Sonntag, 11. Juli 2010

Flieg zum Mond und bleib hier

Es sind die unterschiedlichen und doch seelenverwandten gesellschaftlichen Gruppen, die das Bild der Stadt in diesen Tagen prägen. Erst waren es die weniger wichtigen Teilnehmer der Bundesversammlung, die sich dachten, dass der Sommer die ideale Zeit sei, um Laientheater in Form einer Groteske aufzuführen und aus ihrer Mitte einen erkoren, der sich nun in präsidialen Würden schmücken könnte, das Amt aber leider nicht auszufüllen vermag. Ein schreckliches, aber heutzutage leider überall anzutreffendes Phänomen. Eine furchtbare Posse. Doch die politische Entscheidungselite hatte ihren großen Sommerauftritt und jetzt sind es die wirklich wichtigen Menschen die durch die Stadt geistern, vornehmlich in Mitte, am Bebelplatz, dazwischen und natürlich an, in und um die vielen Off-Locations, die geheimen und wundersamen Orte, an denen Goodie-Bag, Flying Buffet und Wodka-Mix-Getränke für umme noch etwas bedeuten. Jetzt sind sie in der Stadt, die Meinungsmacher, die Trendsetter, die Stars, die Sternchen, die Mondlandschaften. Ganz wunderbar.
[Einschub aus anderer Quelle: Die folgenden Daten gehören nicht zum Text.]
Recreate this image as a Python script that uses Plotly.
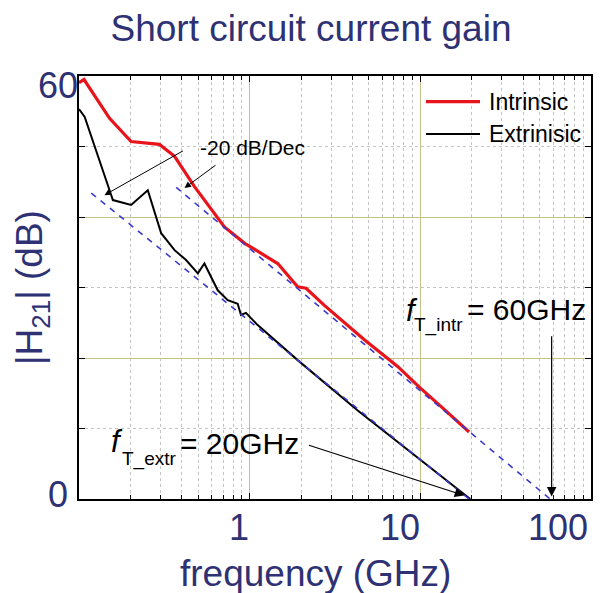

Eine Freundin meinte gestern, dass es schlimm wäre, diese ganzen dünnen Jungs in Röhren- oder Pseudo-Capri-Hosen, mit feschen Indie-Scheitel, Stoffschühchen, Stofftäschchen und diesem unverkennbaren und unvergleichlichen Blick des Insiders, des Fashionista, des Kenners. Aber zumindest bekommen die Nutten auf der Oranienburger Straße mal wieder für ein paar Tage Konkurrenz in Sachen Outfit und Geschmack. Das man eben jenen auch für viel Geld nicht kaufen kann, ist ja schon länger bekannt, doch scheint es so, als würden das viele Besucher, sei es zugereist oder ansässig, nicht wahrhaben wollen und so tragen viele Modegänger Gesicht und Klamotten spazieren, die daran erinnern, wie arm sich so mancher fühlen muss und in wie viel Facetten sich Hilf- und Hoffungslosigkeit in Gesichtern und Gesten bemerkbar machen kann. Das ist schrecklich. Die Aura der Ergebenden. Ich frage mich manchmal, ob ich es jemals wieder los werde, ob ich jemals wieder rein sein kann. Hans Henning meinte, er fürchte, dass es schwer wird: die Verlockungen und Verheißung unserer aktuellen Kultur des Mit-, Gegen- und Durcheinanders seien zu groß, die Annehmlichkeiten ausreichend um sich nicht arm zu fühlen und die praktizierte Lust an Selbstverständnis und Selbstbefriedigung eine fast perfekte Grundlage für inhaltsfreie Kommunikation, den perfekten Zeitvertreib, das perfekte Ablenkungsmanöver. So lässt es sich leben in Berlin: boheme, bumsfidel und ohne Bedeutung. So macht das Leben Spaß. Hurra!

Hans Henning hat recht, ich fürchte ich bin verdorben. Einer von vielen. Mehr Fickstern als Fixstern. Doch ich fürchte es wird keine Schlacht geben, in der man sich mit dem Blut der Feinde und den Tränen der Überlebenden reinwaschen könnte. Keine finale Niederlage. Kein Triumph. Kein Ende in Sicht. Die Befreiung aus der Unzurechnungsfähigkeit hat gerade erst begonnen. Hans Henning hat vorgeschlagen wandern zu gehen. Ein Blutwunder wäre mal ein Anfang. Oder wie Kilian Kerner, einer der jungen, zeitgenössischen Poeten unserer Tage zur Fashion Week so schön formuliert hat: „Flieg zum Mond und bleib hier“. Verdammt, ich bin heute so voller Hass, so eitel, so verletztlich.